Penjualan mobil di Indonesia mengalami penurunan signifikan pada semester pertama tahun 2025. Data Gaikindo menunjukkan tren negatif yang perlu diperhatikan oleh industri otomotif nasional.
Beberapa faktor ekonomi makro dan kondisi pasar domestik menjadi penyebab utama penurunan penjualan ini. Hal ini menunjukkan adanya tantangan yang perlu diatasi.
Kesenjangan Pendapatan dan Harga Mobil Baru
Salah satu faktor utama penurunan penjualan mobil adalah melebarnya jarak antara pendapatan masyarakat dan harga mobil baru.
Riyanto, Peneliti Senior Lembaga Penyelidikan Ekonomi dan Masyarakat FEB UI, mengungkapkan bahwa segmen pembeli mobil di bawah Rp 300 juta sangat terdampak.
Kenaikan harga mobil, terutama untuk model Low MPV yang populer di Indonesia, terlalu tinggi dibandingkan dengan kenaikan pendapatan per kapita.
Riyanto mencontohkan, gap antara harga dan pendapatan per kapita untuk mobil Low MPV semakin melebar, membuat mobil semakin sulit dijangkau.
Penurunan Penjualan Wholesale dan Retail
Data penjualan mobil *wholesales* (pabrik ke dealer) Januari-Juni 2025 mencapai 374.740 unit, turun 8,6% dibandingkan periode yang sama tahun sebelumnya (410.020 unit).
Penjualan *retail sales* juga menunjukkan penurunan yang cukup signifikan.
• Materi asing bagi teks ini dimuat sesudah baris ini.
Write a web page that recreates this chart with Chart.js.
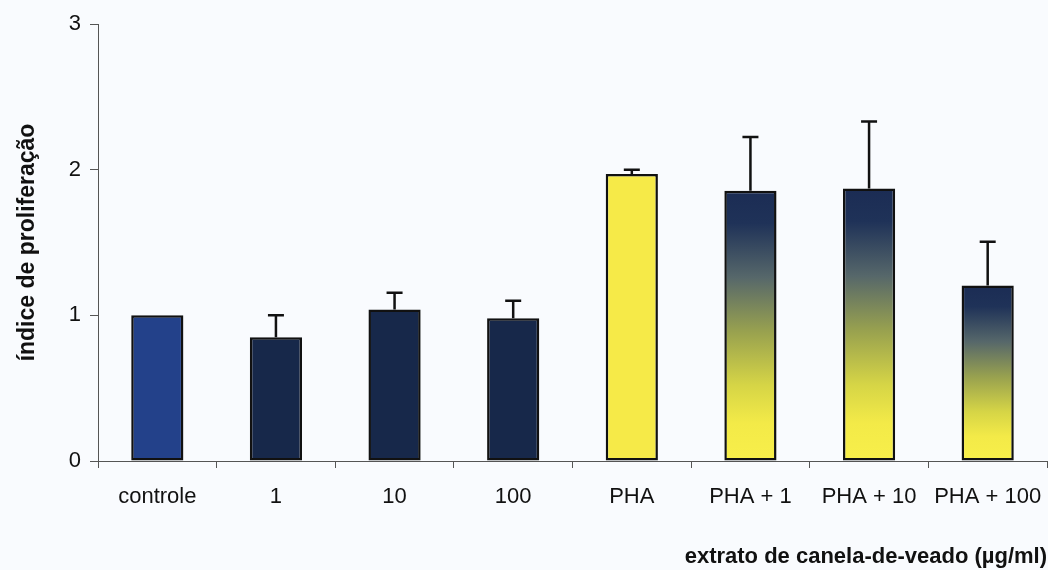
<!DOCTYPE html>
<html>
<head>
<meta charset="utf-8">
<script src="https://cdn.jsdelivr.net/npm/chart.js@4.4.0/dist/chart.umd.min.js"></script>
<style>
  html, body { margin: 0; padding: 0; background: #f9fbfe; }
  #wrap { width: 1048px; height: 570px; }
</style>
</head>
<body>
<div id="wrap"><canvas id="chart" width="1048" height="570"></canvas></div>
<script>
// grupos e medias do indice de proliferacao
var groups = ["controle", "1", "10", "100", "PHA", "PHA + 1", "PHA + 10", "PHA + 100"];
var means = [1.0, 0.85, 1.04, 0.98, 1.97, 1.855, 1.87, 1.205];
var errors = [0, 0.15, 0.115, 0.12, 0.03, 0.37, 0.46, 0.3];
var yTicks = [0, 1, 2, 3];

// 0 = controle, 1 = extrato, 2 = PHA, 3 = PHA + extrato (degrade)
var barKind = [0, 1, 1, 1, 2, 3, 3, 3];
var solidColors = ["#23418a", "#17284a", "#f6ea48"];

var fontFam = "'Liberation Sans', Arial, sans-serif";

function fadeFill(ctx) {
  var chart = ctx.chart;
  var kind = barKind[ctx.dataIndex];
  if (kind !== 3) return solidColors[kind];
  var y = chart.scales.y;
  if (!y || !chart.chartArea) return "#7d8650";
  var top = y.getPixelForValue(means[ctx.dataIndex]);
  var bottom = y.getPixelForValue(0);
  var g = chart.ctx.createLinearGradient(0, top, 0, bottom);
  g.addColorStop(0, "#1b2c54");
  g.addColorStop(0.12, "#1f3258");
  g.addColorStop(0.32, "#56676a");
  g.addColorStop(0.52, "#98a14f");
  g.addColorStop(0.72, "#d6d546");
  g.addColorStop(0.86, "#f3ea48");
  g.addColorStop(1, "#f8ef4a");
  return g;
}

// barra de erro (so para cima) com traco no topo
var errorBars = {
  id: "errorBars",
  afterDatasetsDraw: function (chart) {
    var meta = chart.getDatasetMeta(0);
    var y = chart.scales.y;
    var c = chart.ctx;
    c.save();
    c.strokeStyle = "#111";
    c.lineWidth = 2.5;
    meta.data.forEach(function (bar, i) {
      if (!errors[i]) return;
      var yTop = y.getPixelForValue(means[i] + errors[i]);
      var yBar = y.getPixelForValue(means[i]);
      c.beginPath();
      c.moveTo(bar.x, yBar);
      c.lineTo(bar.x, yTop);
      c.moveTo(bar.x - 8, yTop);
      c.lineTo(bar.x + 8, yTop);
      c.stroke();
    });
    c.restore();
  }
};

var bgFill = {
  id: "bgFill",
  beforeDraw: function (chart) {
    var c = chart.ctx;
    c.save();
    c.fillStyle = "#f9fbfe";
    c.fillRect(0, 0, chart.width, chart.height);
    c.restore();
  }
};

new Chart(document.getElementById("chart"), {
  type: "bar",
  data: {
    labels: groups,
    datasets: [{
      data: means,
      backgroundColor: fadeFill,
      borderColor: "#111",
      borderWidth: 2.5,
      borderSkipped: false,
      categoryPercentage: 1,
      barPercentage: 0.44
    }]
  },
  options: {
    responsive: false,
    animation: false,
    layout: { padding: { top: 24, right: 1, left: 0, bottom: 0 } },
    plugins: {
      legend: { display: false },
      tooltip: { enabled: false }
    },
    scales: {
      x: {
        grid: { offset: true, drawOnChartArea: false, tickLength: 7, color: "#555" },
        border: { color: "#555", width: 1 },
        ticks: { color: "#111", padding: 16, font: { family: fontFam, size: 22 } },
        title: {
          display: true,
          text: "extrato de canela-de-veado (µg/ml)",
          align: "end",
          color: "#111",
          padding: { top: 16, bottom: 0 },
          font: { family: fontFam, size: 22, weight: "bold" }
        },
        afterFit: function (s) {
          s.height = 109;
          // o ultimo rotulo pode passar da borda, como no original
          s.paddingLeft = 0;
          s.paddingRight = 0;
        }
      },
      y: {
        min: 0,
        max: 3,
        afterBuildTicks: function (s) {
          s.ticks = yTicks.map(function (v) { return { value: v }; });
        },
        grid: { drawOnChartArea: false, tickLength: 8, color: "#555" },
        border: { color: "#555", width: 1 },
        ticks: { color: "#111", padding: 9, font: { family: fontFam, size: 22 } },
        title: {
          display: true,
          text: "índice de proliferação",
          color: "#111",
          padding: { top: 14, bottom: 10 },
          font: { family: fontFam, size: 23, weight: "bold" }
        },
        afterFit: function (s) { s.width = 98; }
      }
    }
  },
  plugins: [bgFill, errorBars]
});
</script>
</body>
</html>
Angka penjualan Januari-Juni 2025 hanya mencapai 390.467 unit, turun 9,7% dari 432.453 unit pada periode yang sama tahun 2024.
Stagnasi penjualan mobil di angka sekitar satu juta unit per tahun menunjukkan adanya hambatan dalam meningkatkan daya beli masyarakat.
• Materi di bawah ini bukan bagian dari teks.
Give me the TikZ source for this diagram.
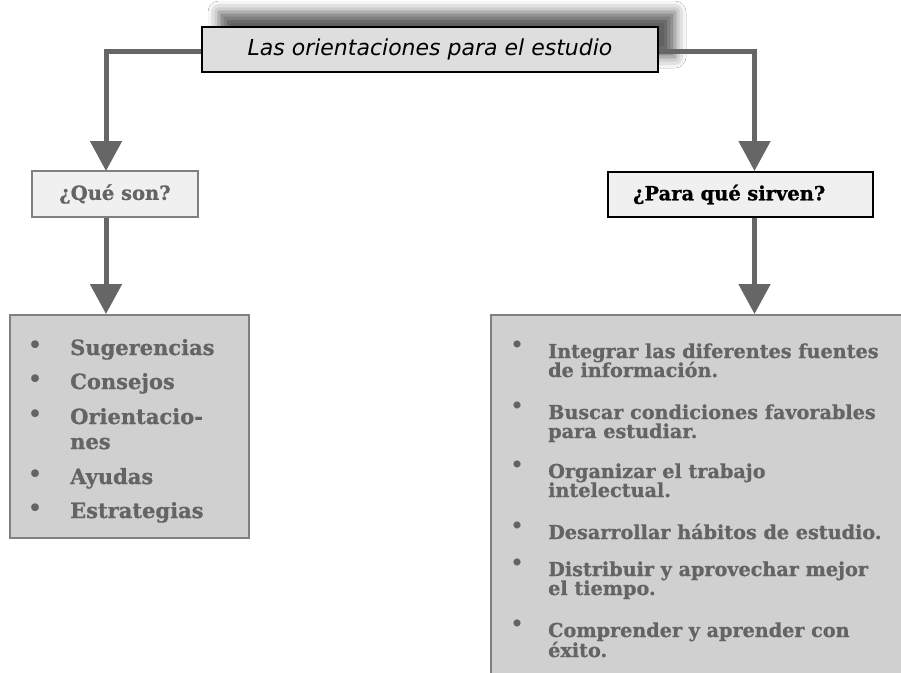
\documentclass[tikz,border=0pt]{standalone}
\usepackage{fontspec}
\usetikzlibrary{arrows.meta,shadows.blur}
\newfontfamily\lstfont{DejaVu Serif}[BoldFont={DejaVu Serif Bold},BoldFeatures={FakeBold=0.8}]
\newfontfamily\ttlfont{DejaVu Sans}
\definecolor{lg}{RGB}{102,102,102}
\definecolor{txtg}{RGB}{100,100,100}
\definecolor{bordg}{RGB}{128,128,128}
\definecolor{topfill}{RGB}{222,222,222}
\definecolor{lightfill}{RGB}{240,240,240}
\definecolor{listfill}{RGB}{208,208,208}
\begin{document}
\begin{tikzpicture}[x=1pt,y=-1pt,
  conn/.style={draw=lg,line width=5pt,-{Triangle[length=30pt,width=31pt]}},
  titlebox/.style={draw=black,line width=1.5pt,fill=topfill,minimum width=456pt,minimum height=45pt,inner sep=0pt,
     font=\ttlfont\itshape\fontsize{22}{26}\selectfont},
  qbox/.style={draw=bordg,line width=1.5pt,fill=lightfill,minimum width=166pt,minimum height=46pt,inner sep=0pt,
     text=txtg,font=\lstfont\bfseries\fontsize{19.5}{23}\selectfont},
  pbox/.style={draw=black,line width=1.5pt,fill=lightfill,minimum width=265pt,minimum height=45pt,inner xsep=25pt,inner ysep=0pt,
     text width=215pt,align=left,text=black,font=\lstfont\bfseries\fontsize{19.5}{23}\selectfont},
  listbox/.style={draw=bordg,line width=1.5pt,fill=listfill},
  litem/.style={anchor=base west,inner sep=0pt,text=txtg,font=\lstfont\bfseries\fontsize{21}{25}\selectfont},
  lbul/.style={anchor=base,inner sep=0pt,text=txtg,font=\lstfont\bfseries\fontsize{21}{25}\selectfont},
  ritem/.style={anchor=base west,inner sep=0pt,text=txtg,font=\lstfont\bfseries\fontsize{19.2}{23}\selectfont},
  rbul/.style={anchor=base,inner sep=0pt,text=txtg,font=\lstfont\bfseries\fontsize{19}{23}\selectfont}]
\useasboundingbox (0,0) rectangle (901,672);
\clip (0,0) rectangle (901,672);
\fill[white] (0,0) rectangle (901,672);

% title
\node[titlebox,blur shadow={shadow xshift=17pt,shadow yshift=15pt,shadow blur radius=11pt,shadow opacity=62}] (top) at (430,49.5) {Las orientaciones para el estudio};

% second level boxes
\node[qbox] (qs) at (115,194) {¿Qué son?};
\node[pbox] (ps) at (740.5,194.5) {¿Para qué sirven?};

% list boxes
\node[listbox,anchor=north west,minimum width=239pt,minimum height=223pt,inner sep=0pt] (lb) at (9,314) {};
\node[listbox,anchor=north west,minimum width=430pt,minimum height=380pt,inner sep=0pt] (rb) at (490,314) {};

% connector coordinates
\coordinate (lx) at (106,171);
\coordinate (rx) at (754.5,171);
\coordinate (lx2) at (106,314);
\coordinate (rx2) at (754.5,314);

\draw[conn] (top.west |- 0,51) -| (lx);
\draw[conn] (top.east |- 0,51) -| (rx);
\draw[conn] (qs.south -| lx) -- (lx2);
\draw[conn] (ps.south -| rx) -- (rx2);

% left list
\node[lbul] (lb1) at (35,352) {•};
\node[litem] (lt1) at (70,355) {Sugerencias};
\node[lbul] (lb2) at (35,386) {•};
\node[litem] (lt2) at (70,389) {Consejos};
\node[lbul] (lb3) at (35,421) {•};
\node[litem] (lt3) at (70,424) {Orientacio-};
\node[litem] (lt3b) at (70,449) {nes};
\node[lbul] (lb4) at (35,481) {•};
\node[litem] (lt4) at (70,484) {Ayudas};
\node[lbul] (lb5) at (35,515) {•};
\node[litem] (lt5) at (70,518) {Estrategias};

% right list
\node[rbul] (rb1) at (517,351) {•};
\node[ritem] (rt1) at (548,358) {Integrar las diferentes fuentes};
\node[ritem] (rt1b) at (548,377) {de información.};
\node[rbul] (rb2) at (517,412) {•};
\node[ritem] (rt2) at (548,419) {Buscar condiciones favorables};
\node[ritem] (rt2b) at (548,438) {para estudiar.};
\node[rbul] (rb3) at (517,471) {•};
\node[ritem] (rt3) at (548,478) {Organizar el trabajo};
\node[ritem] (rt3b) at (548,497) {intelectual.};
\node[rbul] (rb4) at (517,532) {•};
\node[ritem] (rt4) at (548,539) {Desarrollar hábitos de estudio.};
\node[rbul] (rb5) at (517,569) {•};
\node[ritem] (rt5) at (548,576) {Distribuir y aprovechar mejor};
\node[ritem] (rt5b) at (548,595) {el tiempo.};
\node[rbul] (rb6) at (517,630) {•};
\node[ritem] (rt6) at (548,637) {Comprender y aprender con};
\node[ritem] (rt6b) at (548,657) {éxito.};
\end{tikzpicture}
\end{document}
Rasio kepemilikan mobil di Indonesia masih relatif rendah, sekitar 99 mobil per 1.000 penduduk, menunjukkan potensi pasar yang masih besar.
Faktor Ekonomi Makro dan Daya Beli Masyarakat
Selain masalah kesenjangan pendapatan dan harga, faktor ekonomi makro lainnya juga berperan dalam penurunan penjualan.
Nilai tukar rupiah yang melemah dan suku bunga kredit yang tinggi turut mempengaruhi harga jual dan biaya cicilan mobil.
Inflasi yang tinggi dan kenaikan PPN menjadi 12% semakin memperburuk kondisi tersebut.
Anjloknya penjualan mobil LCGC menunjukkan adanya pelemahan daya beli masyarakat yang signifikan.
Pertumbuhan ekonomi di bawah 5% dan meningkatnya PHK di sektor formal juga mengurangi kemampuan konsumsi masyarakat untuk barang-barang tersier seperti mobil, menurut Pengamat Otomotif Yannes Pasaribu.
Puncak penjualan mobil di Indonesia terjadi pada tahun 2013 (1.229.811 unit), kemudian terus menurun tetapi masih di atas satu juta unit hingga beberapa tahun berikutnya.
Pertumbuhan ekonomi yang berkisar lima persen antara 2015-2022 hanya mampu meningkatkan pendapatan per kapita secara tipis, sehingga penjualan mobil sulit menembus angka satu juta unit lagi.
Penjualan tahun 2024 hanya mencapai 865.723 unit, turun 13,9% dibandingkan tahun sebelumnya.
Secara keseluruhan, penurunan penjualan mobil di Indonesia pada semester pertama 2025 merupakan fenomena kompleks yang dipengaruhi oleh berbagai faktor, baik dari sisi daya beli masyarakat maupun kondisi ekonomi makro. Pemerintah dan industri otomotif perlu bekerja sama untuk menemukan solusi agar pasar mobil Indonesia dapat kembali tumbuh.